His two children, he said, were expected to arrive in Argentina on Saturday, and were not planning to come to Mexico.
He spends his days giving interviews to the media, he said, his voice trailing off.
He spoke with longing for the days when he traveled through Bolivia with the power to oversee the building of public projects for Bolivia’s Indigenous communities, the poorest people in one of the poorest countries in South America.
“I miss that,” he said. “Delivering public works, approving new works, knowing Bolivia better, its needs. That is the job. For me you do not govern just in the palace, you govern in every part of the country.”
But he had no regrets, he said — not about his decision to run for a fourth term, or the presidential election in October that set off rioting after he declared that he had won.
He said that he resigned the presidency three weeks later to save the lives of his supporters whose houses had been burned down by opponents.
He decided to leave for Mexico he said, to save lives, perhaps even his own. He said that a member of his security team had showed him an anonymous text message claiming that there was a $50,000 bounty on his head to arrest or even kill him.
It was not the step that a revolutionary would take, he acknowledged, quoting Fidel Castro’s slogan “Fatherland or Death.” He said that he resisted at first, but his ministers persuaded him to leave.
The Mexican government sent a plane but for hours it was unable to land, as the Bolivian military placed bureaucratic obstacles in its way. Finally, a full day after he resigned, the plane took off.
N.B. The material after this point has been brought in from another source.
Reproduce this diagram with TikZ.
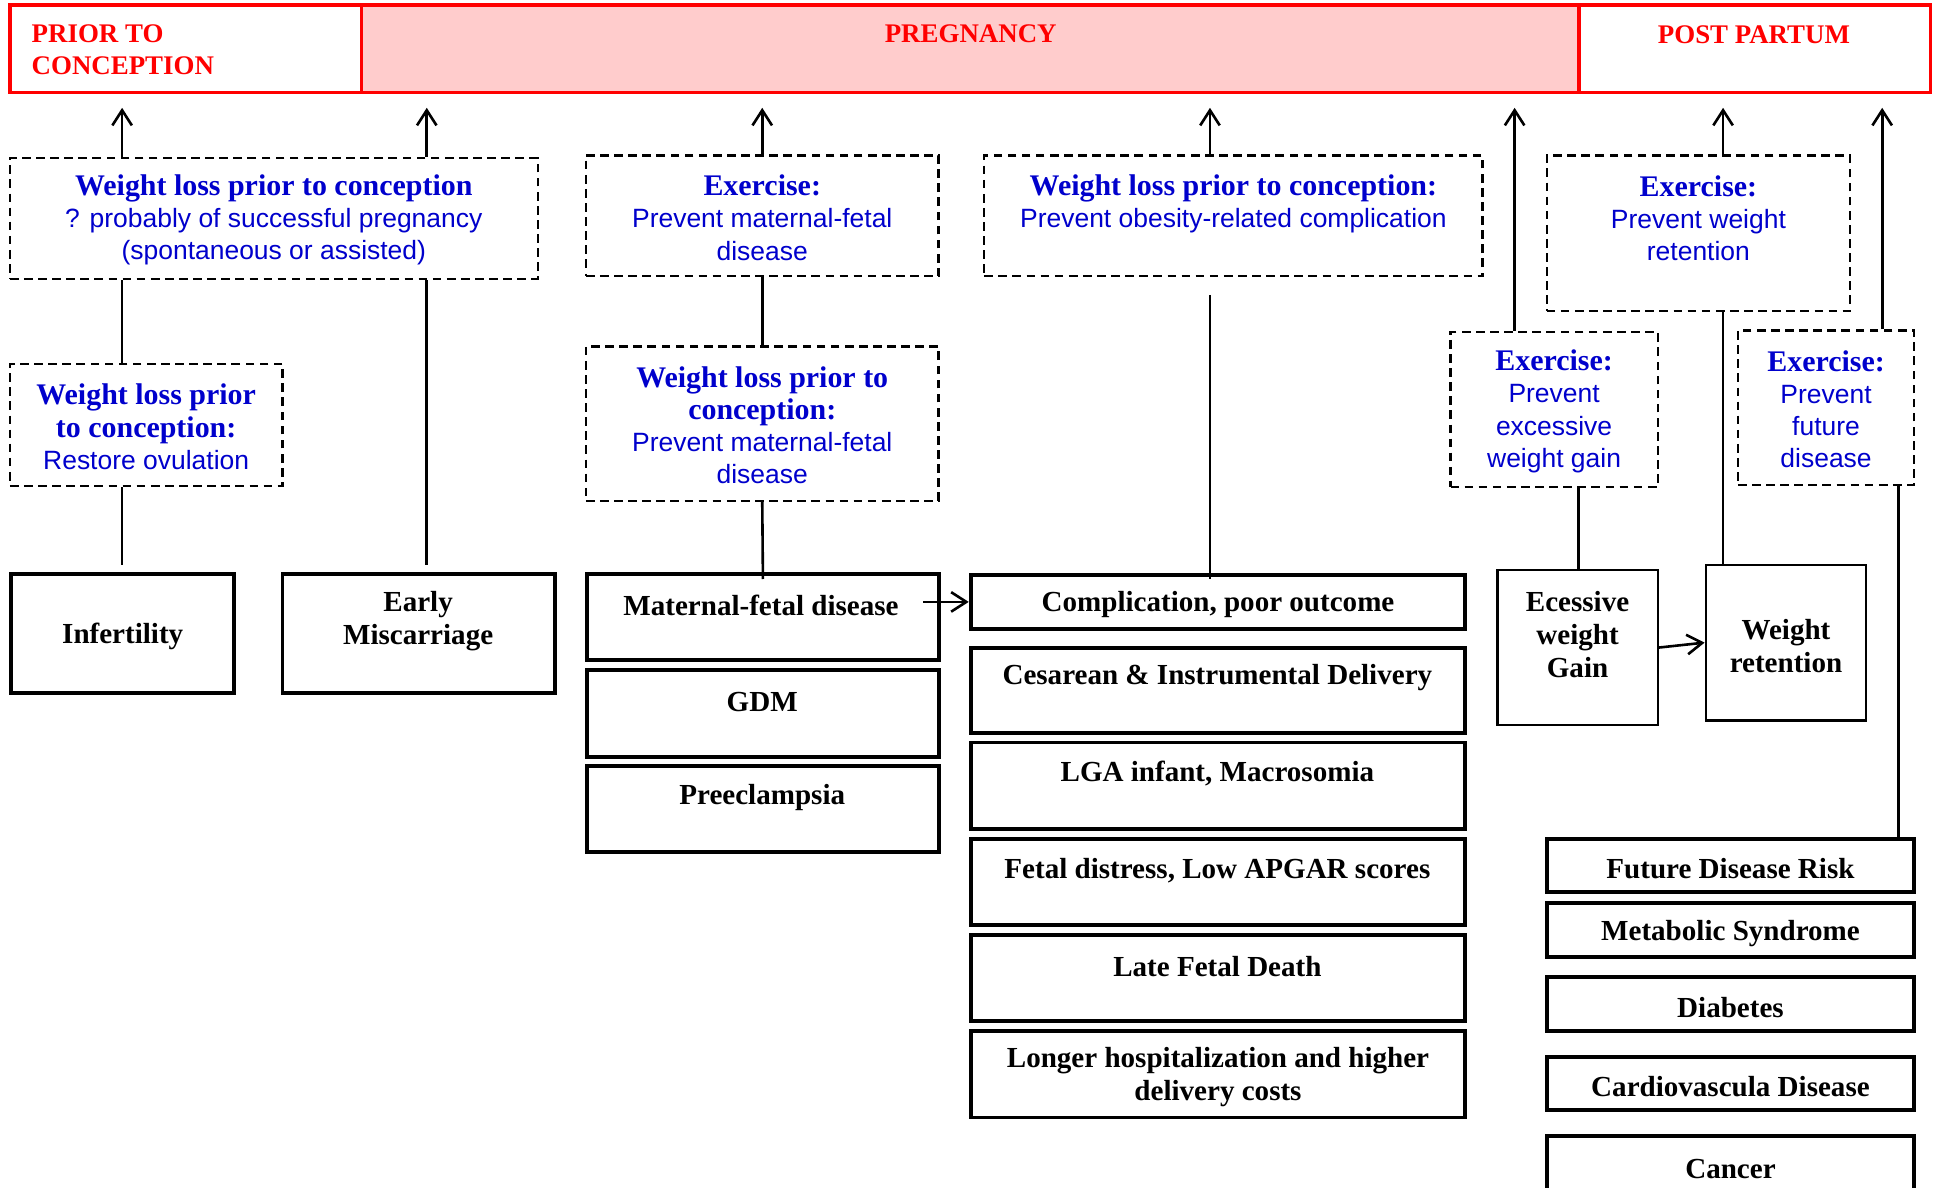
\documentclass[tikz,border=0pt]{standalone}
\usepackage{fontspec}
\setmainfont{Liberation Serif}
\setsansfont{Liberation Sans}
\usetikzlibrary{fit,arrows.meta}
\definecolor{hdred}{RGB}{255,0,0}
\definecolor{hdpink}{RGB}{255,204,204}
\definecolor{tblue}{RGB}{0,0,204}
\newcommand\hdg[1]{{\rmfamily\bfseries\fontsize{6.9}{7.4}\selectfont #1}}
\begin{document}
\begin{tikzpicture}[x=0.01cm,y=-0.01cm,
  hdbox/.style={draw=hdred, line width=0.8pt, inner sep=0pt},
  dbox/.style={draw=black, dash pattern=on 2pt off 1.25pt, line width=0.55pt, inner sep=0pt},
  sbox/.style={draw=black, line width=0.9pt, inner sep=0pt},
  tbox/.style={sbox, line width=0.55pt},
  btxt/.style={inner sep=0pt, align=center, yshift=-0.025cm, font=\bfseries\fontsize{6.7}{7.6}\selectfont},
  htxt/.style={inner sep=0pt, text=hdred, font=\bfseries\fontsize{6.2}{7.4}\selectfont},
  bluetxt/.style={inner sep=0pt, align=center, yshift=-0.015cm, text=tblue, font=\sffamily\fontsize{6.1}{7.4}\selectfont},
  conn/.style={line width=0.6pt},
  arr/.style={conn, -{Straight Barb[length=3.5pt,width=4.5pt]}},
]
\useasboundingbox (0,0) rectangle (1568,963);
\fill[white] (0,0) rectangle (1568,963);
% header
\node[hdbox, fill=hdpink, fit={(293,4) (1280,75)}] (H2) {};
\node[hdbox, fit={(8,4) (293,75)}] (H1) {};
\node[hdbox, fit={(1280,4) (1565,75)}] (H3) {};
\node[htxt, anchor=west, align=left] (H1t) at (25,40) {PRIOR TO\\CONCEPTION};
\node[htxt] (H2t) at (787,27) {PREGNANCY};
\node[htxt] (H3t) at (1422,28) {POST PARTUM};
% dashed boxes
\node[dbox, fit={(8,128) (436,226)}] (D1) {};
\node[bluetxt] (D1t) at (D1.center) {\hdg{Weight loss prior to conception}\\? probably of successful pregnancy\\(spontaneous or assisted)};
\node[dbox, fit={(8,295) (229,394)}] (D2) {};
\node[bluetxt] (D2t) at (D2.center) {\hdg{Weight loss prior}\\\hdg{to conception:}\\Restore ovulation};
\node[dbox, fit={(475,126) (761,224)}] (D3) {};
\node[bluetxt] (D3t) at (D3.center) {\hdg{Exercise:}\\Prevent maternal-fetal\\disease};
\node[dbox, fit={(475,281) (761,406)}] (D4) {};
\node[bluetxt] (D4t) at (D4.center) {\hdg{Weight loss prior to}\\\hdg{conception:}\\Prevent maternal-fetal\\disease};
\node[dbox, fit={(798,126) (1202,224)}] (D5) {};
\node[bluetxt] (D5t) at (1000,164) {\hdg{Weight loss prior to conception:}\\Prevent obesity-related complication};
\node[dbox, fit={(1254,126) (1500,252)}] (D6) {};
\node[bluetxt] (D6t) at (1377,175.5) {\hdg{Exercise:}\\Prevent weight\\retention};
\node[dbox, fit={(1176,269) (1344,395)}] (D7) {};
\node[bluetxt] (D7t) at (D7.center) {\hdg{Exercise:}\\Prevent\\excessive\\weight gain};
\node[dbox, fit={(1409,268) (1552,393)}] (D8) {};
\node[bluetxt] (D8t) at (D8.center) {\hdg{Exercise:}\\Prevent\\future\\disease};
% solid boxes
\node[sbox, fit={(9,465) (190,562)}] (S1) {};
\node[btxt] (S1t) at (S1.center) {Infertility};
\node[sbox, fit={(229,465) (450,562)}] (S2) {};
\node[btxt] (S2t) at (339,501) {Early\\Miscarriage};
\node[sbox, fit={(476,465) (761,535)}] (S3) {};
\node[btxt] (S3t) at (617,488) {Maternal-fetal disease};
\node[sbox, fit={(476,543) (761,614)}] (S4) {};
\node[btxt] (S4t) at (618,567) {GDM};
\node[sbox, fit={(476,621) (761,691)}] (S5) {};
\node[btxt] (S5t) at (618,644) {Preeclampsia};
\node[sbox, fit={(787,466) (1188,510)}] (S6) {};
\node[btxt] (S6t) at (S6.center) {Complication, poor outcome};
\node[sbox, fit={(787,525) (1188,594)}] (S7) {};
\node[btxt] (S7t) at (987,547) {Cesarean \& Instrumental Delivery};
\node[sbox, fit={(787,602) (1188,672)}] (S8) {};
\node[btxt] (S8t) at (987,625) {LGA infant, Macrosomia};
\node[sbox, fit={(787,680) (1188,750)}] (S9) {};
\node[btxt] (S9t) at (987,703) {Fetal distress, Low APGAR scores};
\node[sbox, fit={(787,758) (1188,828)}] (S10) {};
\node[btxt] (S10t) at (987,781) {Late Fetal Death};
\node[sbox, fit={(787,836) (1188,906)}] (S11) {};
\node[btxt] (S11t) at (S11.center) {Longer hospitalization and higher\\delivery costs};
\node[tbox, fit={(1214,462) (1344,588)}] (S12) {};
\node[btxt] (S12t) at (1279,512) {Ecessive\\weight\\Gain};
\node[tbox, fit={(1383,458) (1513,584)}] (S13) {};
\node[btxt] (S13t) at (S13.center) {Weight\\retention};
\node[sbox, fit={(1254,680) (1552,723)}] (S14) {};
\node[btxt] (S14t) at (S14.center) {Future Disease Risk};
\node[sbox, fit={(1254,732) (1552,776)}] (S15) {};
\node[btxt] (S15t) at (S15.center) {Metabolic Syndrome};
\node[sbox, fit={(1254,792) (1552,836)}] (S16) {};
\node[btxt] (S16t) at (S16.center) {Diabetes};
\node[sbox, fit={(1254,857) (1552,900)}] (S17) {};
\node[btxt] (S17t) at (S17.center) {Cardiovascula Disease};
\node[sbox, fit={(1254,921) (1552,990)}] (S18) {};
\node[btxt] (S18t) at (1403,945) {Cancer};
% column coordinates
\coordinate (c99) at (99,0);
\coordinate (c346) at (346,0);
\coordinate (c981) at (981,0);
\coordinate (c1228) at (1228,0);
\coordinate (c1280) at (1280,0);
\coordinate (c1397) at (1397,0);
\coordinate (c1526) at (1526,0);
\coordinate (c1539) at (1539,0);
% arrows up to header
\draw[arr, shorten >=0.11cm] (D1.north -| c99) -- (H1.south -| c99);
\draw[arr, shorten >=0.11cm] (D1.north -| c346) -- (H2.south -| c346);
\draw[arr, shorten >=0.11cm] (D3.north) -- (H2.south -| D3.north);
\draw[arr, shorten >=0.11cm] (D5.north -| c981) -- (H2.south -| c981);
\draw[arr, shorten >=0.11cm] (D7.north -| c1228) -- (H2.south -| c1228);
\draw[arr, shorten >=0.11cm] (D6.north -| c1397) -- (H3.south -| c1397);
\draw[arr, shorten >=0.11cm] (D8.north -| c1526) -- (H3.south -| c1526);
% connecting lines
\draw[conn] (D1.south -| c99) -- (D2.north -| c99);
\draw[conn, shorten >=0.05cm] (D2.south -| c99) -- (S1.north -| c99);
\draw[conn, shorten >=0.05cm] (D1.south -| c346) -- (S2.north -| c346);
\draw[conn] (D3.south) -- (D4.north);
\draw[conn, shorten >=-0.06cm] (D4.south) -- (S3.north);
\draw[conn, shorten <=0.14cm, shorten >=-0.05cm] (D5.south -| c981) -- (S6.north -| c981);
\draw[conn] (D7.south -| c1280) -- (S12.north -| c1280);
\draw[conn] (D6.south -| c1397) -- (S13.north -| c1397);
\draw[conn] (D8.south -| c1539) -- (S14.north -| c1539);
% horizontal arrows
\draw[arr, shorten <=-0.14cm] (S3.east |- S6.west) -- (S6.west);
\draw[arr] (S12.east) -- (S13.west);
\end{tikzpicture}
\end{document}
“When we were in the airplane, I said, ‘our lives are safe,’” he recalled.
While he was on his way out, he said he heard that the United States government had spoken to his foreign minister and offered to send its own plane to take him out of the country. He said that he had joked, “Maybe they will take me to Guantánamo.”
Washington and his political opponents were determined to keep him out of Bolivia, he said.
“I am not desperate to be president, but they should give me my political rights, so that I can go back,” he said. “Why are they so afraid of Evo?”